— Start of Source excerpt —
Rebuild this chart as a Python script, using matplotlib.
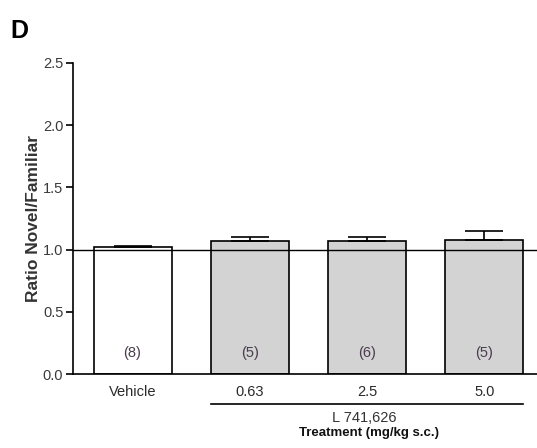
import matplotlib
matplotlib.use("Agg")
import matplotlib.pyplot as plt
import matplotlib.transforms as mtransforms

plt.rcParams["font.family"] = ["Liberation Sans", "DejaVu Sans"]

groups = ["Vehicle", "0.63", "2.5", "5.0"]
ratio = [1.02, 1.07, 1.07, 1.08]
sem = [0.01, 0.035, 0.03, 0.07]
n_animals = ["(8)", "(5)", "(6)", "(5)"]
fills = ["white", "#d3d3d3", "#d3d3d3", "#d3d3d3"]
yticks = [0.0, 0.5, 1.0, 1.5, 2.0, 2.5]
drug = "L 741,626"

fig = plt.figure(figsize=(5.37, 4.48), dpi=100)
ax = fig.add_axes([73 / 537, 74 / 448, 464 / 537, 311 / 448])

x = list(range(len(groups)))
width = 0.665
ax.bar(x, ratio, width=width, color=fills, edgecolor="black", linewidth=1.2, zorder=2)
ax.axhline(1.0, color="black", lw=1.0, zorder=3)
ax.errorbar(x, ratio, yerr=[[0] * len(sem), sem], fmt="none", ecolor="black",
            elinewidth=1.2, capsize=14, capthick=1.2, zorder=3)

for xi, lab in zip(x, n_animals):
    ax.text(xi, 0.17, lab, ha="center", va="center", fontsize=10.5, color="#4a3c4c", zorder=4)

ax.set_xlim(-0.508, 3.45)
ax.set_ylim(0, 2.5)
ax.set_yticks(yticks)
ax.set_yticklabels([f"{t:.1f}" for t in yticks])
ax.set_xticks(x)
ax.set_xticklabels(groups)
ax.tick_params(axis="x", length=0, pad=8, labelsize=10.5, labelcolor="#2a2a2a")
ax.tick_params(axis="y", length=5, width=1.2, pad=2, labelsize=10.5, labelcolor="#3a3a3a")
for s in ["top", "right"]:
    ax.spines[s].set_visible(False)
for s in ["left", "bottom"]:
    ax.spines[s].set_linewidth(1.2)

ax.set_ylabel("Ratio Novel/Familiar", fontsize=12.5, fontweight="bold", color="#333333", labelpad=1)

trans = mtransforms.blended_transform_factory(ax.transData, ax.transAxes)
ax.plot([x[1] - width / 2, x[-1] + width / 2], [-0.096, -0.096], color="black", lw=1.2,
        transform=trans, clip_on=False)
ax.text(1.98, -0.14, drug, transform=trans, ha="center", va="center", fontsize=10.5, color="#333333")
ax.text(2.02, -0.19, "Treatment (mg/kg s.c.)", transform=trans, ha="center", va="center",
        fontsize=9.5, fontweight="bold", color="#111111")

fig.text(10 / 537, 1 - 31 / 448, "D", fontsize=18, fontweight="bold", ha="left", va="center")

fig.savefig("out.png", dpi=100)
— End of Source excerpt —
> What the task requires: In your copy, leave out the pictures and reproduce the material above exactly.

> Solution to the problem:
Rebuild this chart as a Python script, using matplotlib.
import matplotlib
matplotlib.use("Agg")
import matplotlib.pyplot as plt
import matplotlib.transforms as mtransforms

plt.rcParams["font.family"] = ["Liberation Sans", "DejaVu Sans"]

groups = ["Vehicle", "0.63", "2.5", "5.0"]
ratio = [1.02, 1.07, 1.07, 1.08]
sem = [0.01, 0.035, 0.03, 0.07]
n_animals = ["(8)", "(5)", "(6)", "(5)"]
fills = ["white", "#d3d3d3", "#d3d3d3", "#d3d3d3"]
yticks = [0.0, 0.5, 1.0, 1.5, 2.0, 2.5]
drug = "L 741,626"

fig = plt.figure(figsize=(5.37, 4.48), dpi=100)
ax = fig.add_axes([73 / 537, 74 / 448, 464 / 537, 311 / 448])

x = list(range(len(groups)))
width = 0.665
ax.bar(x, ratio, width=width, color=fills, edgecolor="black", linewidth=1.2, zorder=2)
ax.axhline(1.0, color="black", lw=1.0, zorder=3)
ax.errorbar(x, ratio, yerr=[[0] * len(sem), sem], fmt="none", ecolor="black",
            elinewidth=1.2, capsize=14, capthick=1.2, zorder=3)

for xi, lab in zip(x, n_animals):
    ax.text(xi, 0.17, lab, ha="center", va="center", fontsize=10.5, color="#4a3c4c", zorder=4)

ax.set_xlim(-0.508, 3.45)
ax.set_ylim(0, 2.5)
ax.set_yticks(yticks)
ax.set_yticklabels([f"{t:.1f}" for t in yticks])
ax.set_xticks(x)
ax.set_xticklabels(groups)
ax.tick_params(axis="x", length=0, pad=8, labelsize=10.5, labelcolor="#2a2a2a")
ax.tick_params(axis="y", length=5, width=1.2, pad=2, labelsize=10.5, labelcolor="#3a3a3a")
for s in ["top", "right"]:
    ax.spines[s].set_visible(False)
for s in ["left", "bottom"]:
    ax.spines[s].set_linewidth(1.2)

ax.set_ylabel("Ratio Novel/Familiar", fontsize=12.5, fontweight="bold", color="#333333", labelpad=1)

trans = mtransforms.blended_transform_factory(ax.transData, ax.transAxes)
ax.plot([x[1] - width / 2, x[-1] + width / 2], [-0.096, -0.096], color="black", lw=1.2,
        transform=trans, clip_on=False)
ax.text(1.98, -0.14, drug, transform=trans, ha="center", va="center", fontsize=10.5, color="#333333")
ax.text(2.02, -0.19, "Treatment (mg/kg s.c.)", transform=trans, ha="center", va="center",
        fontsize=9.5, fontweight="bold", color="#111111")

fig.text(10 / 537, 1 - 31 / 448, "D", fontsize=18, fontweight="bold", ha="left", va="center")

fig.savefig("out.png", dpi=100)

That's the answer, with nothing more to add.